Sunset (PC) - ReviewDan Carreras , posted on 26 May 2015 / 4,957 Views
There’s something strange about walking around another person's house while they’re not home. Whether this is because of the peculiarity of not knowing why everything is arranged the way it is, or simply knowing that this isn’t your own space, the whole experience is surreal and a little uncomfortable. Whilst you’re not meant to feel like a stranger in Sunset, the house that takes centre stage shifts and changes so frequently that you can’t help but feel you’re entering a strange and alien place each week.

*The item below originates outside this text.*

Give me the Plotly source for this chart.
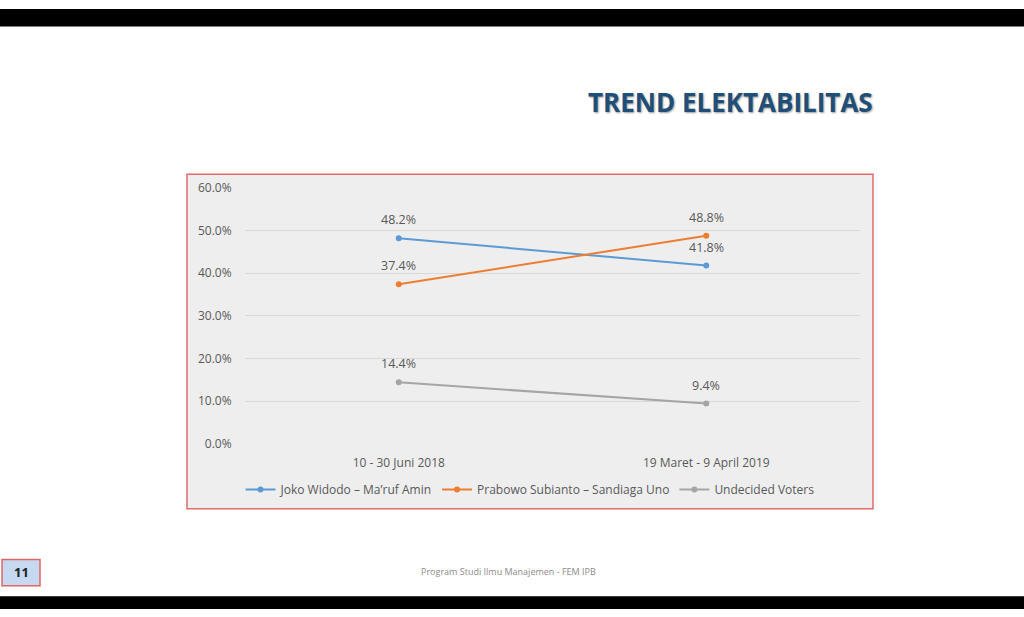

So what is Sunset? Well, for one, you could categorise it as a cleaning simulator, but this would be to ignore a large part of the game. In addition to completing traditional house chores, you’ll start to do additional things around the house that will have an impact on the owner of the apartment. The owner is Gabriel Ortega, a prominent figure in the local government. You play as Angela Burnes, an American college graduate who is stuck in a fictional Latin American country. Through Angela and the actions you perform around Ortega's house you indirectly communicate with him and attempt to help him as his country is torn apart by a rebellion.
Completing typical house chores composes the majority of the gameplay, and each week you're provided with a new note that details precisely what needs to be done during your elevator ride up to Ortega's apartment. This starts out fairly normally, with boxes needing to be unpacked, shirts ironed, and dishes washed, but your tasks soon change shape depending on certain choices you make around the apartment. Notes are left by Gabriel, either directly asking you a question or contemplating the decisions he’ll have to make, and it’s up to you to decide whether or not to reply to him, and whether your replies are romantic or neutral.
The choices you make determine which chores you're given. Meanwhile, Angela’s own internal monologue gives you more insight into the world outside of the apartment each week. This essentially gives you feedback on how the decisions you've made have affected the outside world. If you become more romantically involved with Gabriel then he will even start to leave confidential documents lying around, which can prove pivotal to the future of the nation.
The more good things you do towards Gabriel, the more he’ll fall in love with you, and this in turn affects what he does in government. Sometimes you'll feel conflicted about what to do, with various different factors coming in to play that will influence your decision, from Angela's own monologues, to her relationships with other characters. Regardless of how you decide to act, the choices you make will help shape the world of Sunset in a very real and tangible way.
The name of the game - Sunset - is genius, and is based around the time of day that you clean Gabriel's flat: 5pm - 6pm. The fictional country of Anchuria is on the equator, so the time that the sun sets never changes, meaning the house starts off light and then slowly becomes darker as you work, before finally being dark when you leave. This all pays off in the graphical department, with gorgeous long shadows stretching across the hallways and lovely lighting from the decor around the house making the apartment feel “lived in”. Furniture moves around, either by your own hand or by others during the week, which helps to make the static apartment feel more dynamic.
Although events in the apartment can feel disconnected from the war at times, you get reminders here and there that there really is a war happening outside, with gunfire and bombs going off occasionally as you go about your job. And despite never actually meeting another human for the duration of the game (bar the reflection of your own character as you clean the house), you constantly get the feeling that this is a living, breathing world with human lives at risk.
Sunset is a fantastically polished example of an exploratory game which, despite taking place in a single location, conveys a brilliant story simply by making minor tweaks to the scene you occupy. The writing in Sunset is truly impressive, and Tale of Tales deserves some serious credit for bringing what at first appears to be a fairly mundane world to life.
Sunset manages to make you care about characters and a story that you never directly interact with. Everything you learn about the outside world is indirect, and so it's a testament to the writing and direction provided by Tale of Tales that the game world and its characters are nonetheless highly believable. Sunset certainly has its niggles, and is rather slow and plodding compared to other indie titles, but this only slightly detracts from some impressive narrative accomplishments.